_TASK TO COMPLETE_:
Look in the material below for the line with "What TikZ code" and the line with "(termC) at (546,451)", then set down exactly those two lines and all lines between, nothing more.

_PROVIDED DATA_:
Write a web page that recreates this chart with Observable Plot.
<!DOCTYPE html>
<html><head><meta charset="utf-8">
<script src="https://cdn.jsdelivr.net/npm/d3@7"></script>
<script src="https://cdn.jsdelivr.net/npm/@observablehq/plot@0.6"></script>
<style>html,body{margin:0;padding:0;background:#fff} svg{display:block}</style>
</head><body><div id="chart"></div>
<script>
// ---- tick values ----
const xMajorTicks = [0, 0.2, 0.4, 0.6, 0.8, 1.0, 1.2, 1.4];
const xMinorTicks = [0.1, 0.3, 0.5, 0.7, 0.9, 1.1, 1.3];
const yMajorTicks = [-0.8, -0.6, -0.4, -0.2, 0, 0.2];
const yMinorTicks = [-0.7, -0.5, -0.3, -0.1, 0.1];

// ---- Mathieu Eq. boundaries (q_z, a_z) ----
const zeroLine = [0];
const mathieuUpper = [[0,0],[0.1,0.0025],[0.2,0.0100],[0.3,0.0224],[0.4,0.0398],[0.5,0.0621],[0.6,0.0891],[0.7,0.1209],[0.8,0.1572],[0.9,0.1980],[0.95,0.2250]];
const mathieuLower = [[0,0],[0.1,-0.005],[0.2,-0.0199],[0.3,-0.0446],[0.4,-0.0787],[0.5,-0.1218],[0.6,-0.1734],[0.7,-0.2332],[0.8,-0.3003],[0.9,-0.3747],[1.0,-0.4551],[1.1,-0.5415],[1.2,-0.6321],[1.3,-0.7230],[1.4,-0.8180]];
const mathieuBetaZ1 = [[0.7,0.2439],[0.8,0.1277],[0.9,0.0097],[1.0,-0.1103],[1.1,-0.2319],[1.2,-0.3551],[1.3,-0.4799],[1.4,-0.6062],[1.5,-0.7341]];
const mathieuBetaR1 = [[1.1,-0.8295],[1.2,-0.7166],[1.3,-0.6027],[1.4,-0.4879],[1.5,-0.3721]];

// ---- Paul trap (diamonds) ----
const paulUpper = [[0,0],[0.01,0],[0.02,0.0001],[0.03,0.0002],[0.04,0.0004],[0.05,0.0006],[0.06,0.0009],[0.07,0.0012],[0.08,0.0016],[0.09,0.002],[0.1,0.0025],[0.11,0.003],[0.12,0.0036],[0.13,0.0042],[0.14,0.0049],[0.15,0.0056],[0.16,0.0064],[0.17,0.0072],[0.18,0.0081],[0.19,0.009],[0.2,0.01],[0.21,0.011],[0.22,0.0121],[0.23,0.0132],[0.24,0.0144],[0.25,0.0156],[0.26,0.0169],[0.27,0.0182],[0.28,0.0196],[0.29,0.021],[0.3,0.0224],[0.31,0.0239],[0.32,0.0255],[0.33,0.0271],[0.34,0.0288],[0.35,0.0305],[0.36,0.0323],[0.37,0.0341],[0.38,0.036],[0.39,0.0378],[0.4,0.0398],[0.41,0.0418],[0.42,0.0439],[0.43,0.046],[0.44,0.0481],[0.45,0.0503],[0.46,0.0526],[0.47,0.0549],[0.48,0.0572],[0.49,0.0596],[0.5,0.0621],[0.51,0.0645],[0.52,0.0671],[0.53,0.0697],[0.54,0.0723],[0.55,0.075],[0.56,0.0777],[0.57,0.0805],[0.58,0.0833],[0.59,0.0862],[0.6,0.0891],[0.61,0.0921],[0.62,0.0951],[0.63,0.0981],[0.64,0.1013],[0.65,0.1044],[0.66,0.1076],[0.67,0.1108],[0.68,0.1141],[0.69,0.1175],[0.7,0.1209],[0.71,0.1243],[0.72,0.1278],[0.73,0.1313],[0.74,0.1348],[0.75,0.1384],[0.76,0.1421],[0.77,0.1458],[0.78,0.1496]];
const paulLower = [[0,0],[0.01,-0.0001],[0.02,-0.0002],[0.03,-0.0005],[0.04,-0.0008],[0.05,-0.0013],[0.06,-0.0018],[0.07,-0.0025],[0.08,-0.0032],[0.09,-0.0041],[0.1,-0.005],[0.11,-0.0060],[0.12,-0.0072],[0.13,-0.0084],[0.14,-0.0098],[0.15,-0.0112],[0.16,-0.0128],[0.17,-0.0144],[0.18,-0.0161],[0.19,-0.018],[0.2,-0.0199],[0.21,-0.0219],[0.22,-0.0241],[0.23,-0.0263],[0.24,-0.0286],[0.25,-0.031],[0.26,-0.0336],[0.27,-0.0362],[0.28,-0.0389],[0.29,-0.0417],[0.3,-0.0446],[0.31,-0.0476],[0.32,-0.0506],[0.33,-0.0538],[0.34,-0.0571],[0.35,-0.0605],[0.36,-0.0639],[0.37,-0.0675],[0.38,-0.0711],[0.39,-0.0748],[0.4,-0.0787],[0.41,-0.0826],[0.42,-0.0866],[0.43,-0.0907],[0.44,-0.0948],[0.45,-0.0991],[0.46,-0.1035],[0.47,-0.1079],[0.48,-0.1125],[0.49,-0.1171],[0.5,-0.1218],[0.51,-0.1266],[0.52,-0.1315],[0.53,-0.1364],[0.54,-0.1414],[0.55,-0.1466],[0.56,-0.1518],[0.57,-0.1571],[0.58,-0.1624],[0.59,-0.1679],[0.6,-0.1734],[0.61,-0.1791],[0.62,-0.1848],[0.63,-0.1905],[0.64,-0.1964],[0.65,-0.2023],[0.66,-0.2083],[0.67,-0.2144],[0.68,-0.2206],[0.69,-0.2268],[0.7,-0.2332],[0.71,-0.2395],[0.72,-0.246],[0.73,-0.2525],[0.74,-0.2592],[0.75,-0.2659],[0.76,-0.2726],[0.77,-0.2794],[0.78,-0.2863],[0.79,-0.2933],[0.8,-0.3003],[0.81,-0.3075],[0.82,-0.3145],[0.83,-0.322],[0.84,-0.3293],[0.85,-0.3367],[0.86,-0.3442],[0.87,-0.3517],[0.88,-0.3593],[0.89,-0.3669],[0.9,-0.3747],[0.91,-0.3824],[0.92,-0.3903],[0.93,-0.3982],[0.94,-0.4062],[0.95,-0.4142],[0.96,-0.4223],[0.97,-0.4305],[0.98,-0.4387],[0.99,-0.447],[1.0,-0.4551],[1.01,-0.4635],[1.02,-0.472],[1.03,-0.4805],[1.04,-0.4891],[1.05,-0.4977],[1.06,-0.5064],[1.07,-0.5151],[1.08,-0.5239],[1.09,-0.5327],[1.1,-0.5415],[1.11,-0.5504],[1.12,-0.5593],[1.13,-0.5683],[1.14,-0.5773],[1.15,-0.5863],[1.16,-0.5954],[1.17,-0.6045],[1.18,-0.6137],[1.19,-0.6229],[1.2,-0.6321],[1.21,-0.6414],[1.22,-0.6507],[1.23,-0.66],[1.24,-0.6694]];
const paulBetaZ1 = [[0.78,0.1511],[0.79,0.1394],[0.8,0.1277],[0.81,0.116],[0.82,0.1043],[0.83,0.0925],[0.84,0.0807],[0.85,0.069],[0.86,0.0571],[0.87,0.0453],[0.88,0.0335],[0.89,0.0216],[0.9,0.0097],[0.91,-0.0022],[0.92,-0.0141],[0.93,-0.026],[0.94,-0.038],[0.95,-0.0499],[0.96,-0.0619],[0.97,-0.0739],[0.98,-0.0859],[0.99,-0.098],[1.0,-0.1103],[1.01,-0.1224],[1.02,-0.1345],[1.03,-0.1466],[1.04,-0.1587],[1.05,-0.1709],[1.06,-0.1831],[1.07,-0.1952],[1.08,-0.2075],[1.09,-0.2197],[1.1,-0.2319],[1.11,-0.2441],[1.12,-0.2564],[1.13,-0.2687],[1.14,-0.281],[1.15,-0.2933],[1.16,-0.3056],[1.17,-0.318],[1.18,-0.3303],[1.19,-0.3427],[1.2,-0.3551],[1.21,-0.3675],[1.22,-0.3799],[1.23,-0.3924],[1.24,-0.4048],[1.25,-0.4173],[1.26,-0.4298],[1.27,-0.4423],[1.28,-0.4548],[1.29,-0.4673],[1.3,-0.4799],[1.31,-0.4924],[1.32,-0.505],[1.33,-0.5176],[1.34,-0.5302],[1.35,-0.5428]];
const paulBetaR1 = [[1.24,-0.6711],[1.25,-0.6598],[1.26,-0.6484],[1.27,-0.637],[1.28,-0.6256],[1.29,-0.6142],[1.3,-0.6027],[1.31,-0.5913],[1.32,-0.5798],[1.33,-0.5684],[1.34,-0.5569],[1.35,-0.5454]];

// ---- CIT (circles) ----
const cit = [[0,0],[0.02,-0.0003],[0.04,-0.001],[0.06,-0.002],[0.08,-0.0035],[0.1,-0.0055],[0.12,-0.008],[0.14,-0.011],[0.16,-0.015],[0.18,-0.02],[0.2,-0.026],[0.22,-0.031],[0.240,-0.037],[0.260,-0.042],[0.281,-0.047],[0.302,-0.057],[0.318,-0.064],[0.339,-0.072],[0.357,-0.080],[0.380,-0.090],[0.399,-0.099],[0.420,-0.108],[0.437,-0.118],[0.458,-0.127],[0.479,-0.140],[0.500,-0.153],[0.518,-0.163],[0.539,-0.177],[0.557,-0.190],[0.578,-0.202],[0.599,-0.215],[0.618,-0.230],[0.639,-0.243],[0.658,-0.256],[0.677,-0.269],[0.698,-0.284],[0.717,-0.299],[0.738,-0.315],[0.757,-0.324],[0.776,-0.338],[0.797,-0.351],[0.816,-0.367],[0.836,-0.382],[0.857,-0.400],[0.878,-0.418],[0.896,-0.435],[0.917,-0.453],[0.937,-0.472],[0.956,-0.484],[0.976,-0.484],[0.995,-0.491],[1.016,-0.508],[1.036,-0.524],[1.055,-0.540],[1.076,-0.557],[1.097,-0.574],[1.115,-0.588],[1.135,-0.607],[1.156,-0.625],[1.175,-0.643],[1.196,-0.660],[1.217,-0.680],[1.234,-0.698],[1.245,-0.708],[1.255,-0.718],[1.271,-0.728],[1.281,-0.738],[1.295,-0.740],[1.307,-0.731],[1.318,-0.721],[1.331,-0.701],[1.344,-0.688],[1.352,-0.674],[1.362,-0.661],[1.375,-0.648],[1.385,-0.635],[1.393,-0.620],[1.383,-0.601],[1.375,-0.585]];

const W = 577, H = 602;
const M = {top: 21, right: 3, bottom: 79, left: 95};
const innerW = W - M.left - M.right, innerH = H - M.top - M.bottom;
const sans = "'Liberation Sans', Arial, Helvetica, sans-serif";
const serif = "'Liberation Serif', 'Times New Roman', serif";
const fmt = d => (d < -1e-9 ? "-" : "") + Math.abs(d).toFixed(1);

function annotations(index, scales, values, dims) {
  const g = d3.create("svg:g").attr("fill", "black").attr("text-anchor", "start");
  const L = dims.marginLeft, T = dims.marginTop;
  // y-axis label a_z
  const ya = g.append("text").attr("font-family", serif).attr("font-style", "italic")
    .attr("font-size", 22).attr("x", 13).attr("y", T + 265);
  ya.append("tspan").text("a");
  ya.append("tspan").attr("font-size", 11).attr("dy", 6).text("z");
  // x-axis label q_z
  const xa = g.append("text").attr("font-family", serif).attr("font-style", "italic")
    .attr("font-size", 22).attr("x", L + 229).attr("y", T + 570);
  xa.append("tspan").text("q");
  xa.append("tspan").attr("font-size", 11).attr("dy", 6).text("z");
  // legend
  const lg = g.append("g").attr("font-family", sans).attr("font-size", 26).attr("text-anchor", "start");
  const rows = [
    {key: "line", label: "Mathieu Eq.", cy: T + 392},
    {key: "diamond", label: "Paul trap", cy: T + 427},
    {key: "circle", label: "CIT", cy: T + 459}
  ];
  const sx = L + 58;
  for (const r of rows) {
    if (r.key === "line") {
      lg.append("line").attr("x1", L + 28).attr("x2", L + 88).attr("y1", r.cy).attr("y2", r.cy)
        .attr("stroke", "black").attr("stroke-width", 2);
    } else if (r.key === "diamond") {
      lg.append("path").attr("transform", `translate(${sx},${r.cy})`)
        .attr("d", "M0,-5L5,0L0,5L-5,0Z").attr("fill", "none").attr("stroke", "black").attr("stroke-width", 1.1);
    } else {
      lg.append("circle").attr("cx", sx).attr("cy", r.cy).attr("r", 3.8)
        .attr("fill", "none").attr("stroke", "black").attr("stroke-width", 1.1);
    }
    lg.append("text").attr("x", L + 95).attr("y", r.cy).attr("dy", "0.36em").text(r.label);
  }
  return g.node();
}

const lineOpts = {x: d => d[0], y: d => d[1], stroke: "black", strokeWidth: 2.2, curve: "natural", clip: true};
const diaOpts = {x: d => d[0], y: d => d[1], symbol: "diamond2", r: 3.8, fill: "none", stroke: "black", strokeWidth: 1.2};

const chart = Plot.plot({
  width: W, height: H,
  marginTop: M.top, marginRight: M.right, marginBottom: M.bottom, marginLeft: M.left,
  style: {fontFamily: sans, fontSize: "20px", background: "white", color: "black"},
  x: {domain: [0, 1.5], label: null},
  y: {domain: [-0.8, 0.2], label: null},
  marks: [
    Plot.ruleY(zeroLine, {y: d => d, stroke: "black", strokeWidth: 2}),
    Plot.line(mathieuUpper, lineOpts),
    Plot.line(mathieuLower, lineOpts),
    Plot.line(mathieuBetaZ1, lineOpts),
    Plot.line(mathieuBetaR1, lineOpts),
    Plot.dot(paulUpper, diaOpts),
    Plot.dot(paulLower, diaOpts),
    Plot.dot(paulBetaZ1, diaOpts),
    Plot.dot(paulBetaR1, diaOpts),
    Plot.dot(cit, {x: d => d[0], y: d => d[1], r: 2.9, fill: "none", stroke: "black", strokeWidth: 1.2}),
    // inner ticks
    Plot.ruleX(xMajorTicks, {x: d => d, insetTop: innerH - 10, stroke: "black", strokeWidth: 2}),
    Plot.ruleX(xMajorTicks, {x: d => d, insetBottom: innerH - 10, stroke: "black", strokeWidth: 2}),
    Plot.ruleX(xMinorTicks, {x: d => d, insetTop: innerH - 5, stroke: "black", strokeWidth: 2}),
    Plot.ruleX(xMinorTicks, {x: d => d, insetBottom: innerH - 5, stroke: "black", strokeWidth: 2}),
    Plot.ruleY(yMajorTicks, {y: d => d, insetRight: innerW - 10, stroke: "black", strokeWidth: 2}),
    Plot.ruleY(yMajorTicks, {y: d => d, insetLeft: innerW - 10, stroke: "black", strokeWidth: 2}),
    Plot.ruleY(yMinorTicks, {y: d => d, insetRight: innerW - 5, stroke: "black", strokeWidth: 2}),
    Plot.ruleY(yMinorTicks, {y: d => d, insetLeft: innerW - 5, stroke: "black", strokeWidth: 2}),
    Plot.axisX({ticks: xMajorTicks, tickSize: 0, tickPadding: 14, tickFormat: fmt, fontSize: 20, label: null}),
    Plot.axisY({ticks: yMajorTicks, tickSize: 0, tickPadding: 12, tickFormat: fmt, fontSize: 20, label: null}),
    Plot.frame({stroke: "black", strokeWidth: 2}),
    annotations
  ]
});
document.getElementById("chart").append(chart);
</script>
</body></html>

* * *

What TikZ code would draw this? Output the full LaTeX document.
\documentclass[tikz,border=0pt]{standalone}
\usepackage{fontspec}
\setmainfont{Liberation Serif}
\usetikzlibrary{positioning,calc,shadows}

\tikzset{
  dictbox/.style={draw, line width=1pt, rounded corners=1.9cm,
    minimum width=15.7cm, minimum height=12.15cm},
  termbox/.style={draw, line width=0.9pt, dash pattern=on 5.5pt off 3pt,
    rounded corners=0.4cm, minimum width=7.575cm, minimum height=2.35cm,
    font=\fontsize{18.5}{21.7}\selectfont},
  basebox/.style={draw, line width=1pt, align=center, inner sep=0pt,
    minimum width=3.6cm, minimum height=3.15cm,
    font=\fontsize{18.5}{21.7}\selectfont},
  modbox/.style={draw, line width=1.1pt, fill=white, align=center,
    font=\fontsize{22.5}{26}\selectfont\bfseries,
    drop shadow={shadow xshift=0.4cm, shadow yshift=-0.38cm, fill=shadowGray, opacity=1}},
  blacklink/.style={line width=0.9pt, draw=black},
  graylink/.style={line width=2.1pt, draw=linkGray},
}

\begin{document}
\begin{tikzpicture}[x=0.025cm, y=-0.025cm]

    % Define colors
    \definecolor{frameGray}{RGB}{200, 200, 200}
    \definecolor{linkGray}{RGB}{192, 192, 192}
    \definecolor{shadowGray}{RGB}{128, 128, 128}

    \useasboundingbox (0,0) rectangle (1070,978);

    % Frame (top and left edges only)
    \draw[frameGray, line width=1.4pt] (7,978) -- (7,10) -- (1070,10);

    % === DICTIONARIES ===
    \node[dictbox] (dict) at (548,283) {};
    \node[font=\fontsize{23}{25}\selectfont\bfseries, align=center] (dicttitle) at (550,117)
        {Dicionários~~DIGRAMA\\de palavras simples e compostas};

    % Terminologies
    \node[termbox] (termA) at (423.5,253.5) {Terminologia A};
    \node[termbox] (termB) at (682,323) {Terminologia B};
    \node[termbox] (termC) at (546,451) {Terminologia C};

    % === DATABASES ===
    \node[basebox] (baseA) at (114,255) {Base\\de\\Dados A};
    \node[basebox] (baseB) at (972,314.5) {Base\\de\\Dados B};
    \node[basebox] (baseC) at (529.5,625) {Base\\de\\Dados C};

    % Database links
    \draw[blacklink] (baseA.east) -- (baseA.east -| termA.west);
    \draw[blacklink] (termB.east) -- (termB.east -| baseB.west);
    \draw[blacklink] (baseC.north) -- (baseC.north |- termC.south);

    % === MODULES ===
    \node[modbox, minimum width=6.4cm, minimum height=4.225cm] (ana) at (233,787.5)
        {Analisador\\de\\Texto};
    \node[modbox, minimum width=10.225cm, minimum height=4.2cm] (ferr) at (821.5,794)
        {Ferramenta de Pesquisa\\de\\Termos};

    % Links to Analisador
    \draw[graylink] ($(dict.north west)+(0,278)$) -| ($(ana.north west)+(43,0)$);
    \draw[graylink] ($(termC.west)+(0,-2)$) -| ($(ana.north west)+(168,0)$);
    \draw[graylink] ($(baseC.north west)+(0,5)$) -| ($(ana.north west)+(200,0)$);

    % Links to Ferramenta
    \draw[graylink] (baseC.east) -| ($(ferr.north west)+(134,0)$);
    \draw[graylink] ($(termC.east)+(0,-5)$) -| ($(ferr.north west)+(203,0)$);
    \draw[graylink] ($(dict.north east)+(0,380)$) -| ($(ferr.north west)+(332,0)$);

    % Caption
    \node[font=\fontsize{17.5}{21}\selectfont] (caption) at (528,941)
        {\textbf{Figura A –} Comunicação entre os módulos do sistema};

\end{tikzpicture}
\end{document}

_FULL RESPONSE_:
What TikZ code would draw this? Output the full LaTeX document.
\documentclass[tikz,border=0pt]{standalone}
\usepackage{fontspec}
\setmainfont{Liberation Serif}
\usetikzlibrary{positioning,calc,shadows}

\tikzset{
  dictbox/.style={draw, line width=1pt, rounded corners=1.9cm,
    minimum width=15.7cm, minimum height=12.15cm},
  termbox/.style={draw, line width=0.9pt, dash pattern=on 5.5pt off 3pt,
    rounded corners=0.4cm, minimum width=7.575cm, minimum height=2.35cm,
    font=\fontsize{18.5}{21.7}\selectfont},
  basebox/.style={draw, line width=1pt, align=center, inner sep=0pt,
    minimum width=3.6cm, minimum height=3.15cm,
    font=\fontsize{18.5}{21.7}\selectfont},
  modbox/.style={draw, line width=1.1pt, fill=white, align=center,
    font=\fontsize{22.5}{26}\selectfont\bfseries,
    drop shadow={shadow xshift=0.4cm, shadow yshift=-0.38cm, fill=shadowGray, opacity=1}},
  blacklink/.style={line width=0.9pt, draw=black},
  graylink/.style={line width=2.1pt, draw=linkGray},
}

\begin{document}
\begin{tikzpicture}[x=0.025cm, y=-0.025cm]

    % Define colors
    \definecolor{frameGray}{RGB}{200, 200, 200}
    \definecolor{linkGray}{RGB}{192, 192, 192}
    \definecolor{shadowGray}{RGB}{128, 128, 128}

    \useasboundingbox (0,0) rectangle (1070,978);

    % Frame (top and left edges only)
    \draw[frameGray, line width=1.4pt] (7,978) -- (7,10) -- (1070,10);

    % === DICTIONARIES ===
    \node[dictbox] (dict) at (548,283) {};
    \node[font=\fontsize{23}{25}\selectfont\bfseries, align=center] (dicttitle) at (550,117)
        {Dicionários~~DIGRAMA\\de palavras simples e compostas};

    % Terminologies
    \node[termbox] (termA) at (423.5,253.5) {Terminologia A};
    \node[termbox] (termB) at (682,323) {Terminologia B};
    \node[termbox] (termC) at (546,451) {Terminologia C};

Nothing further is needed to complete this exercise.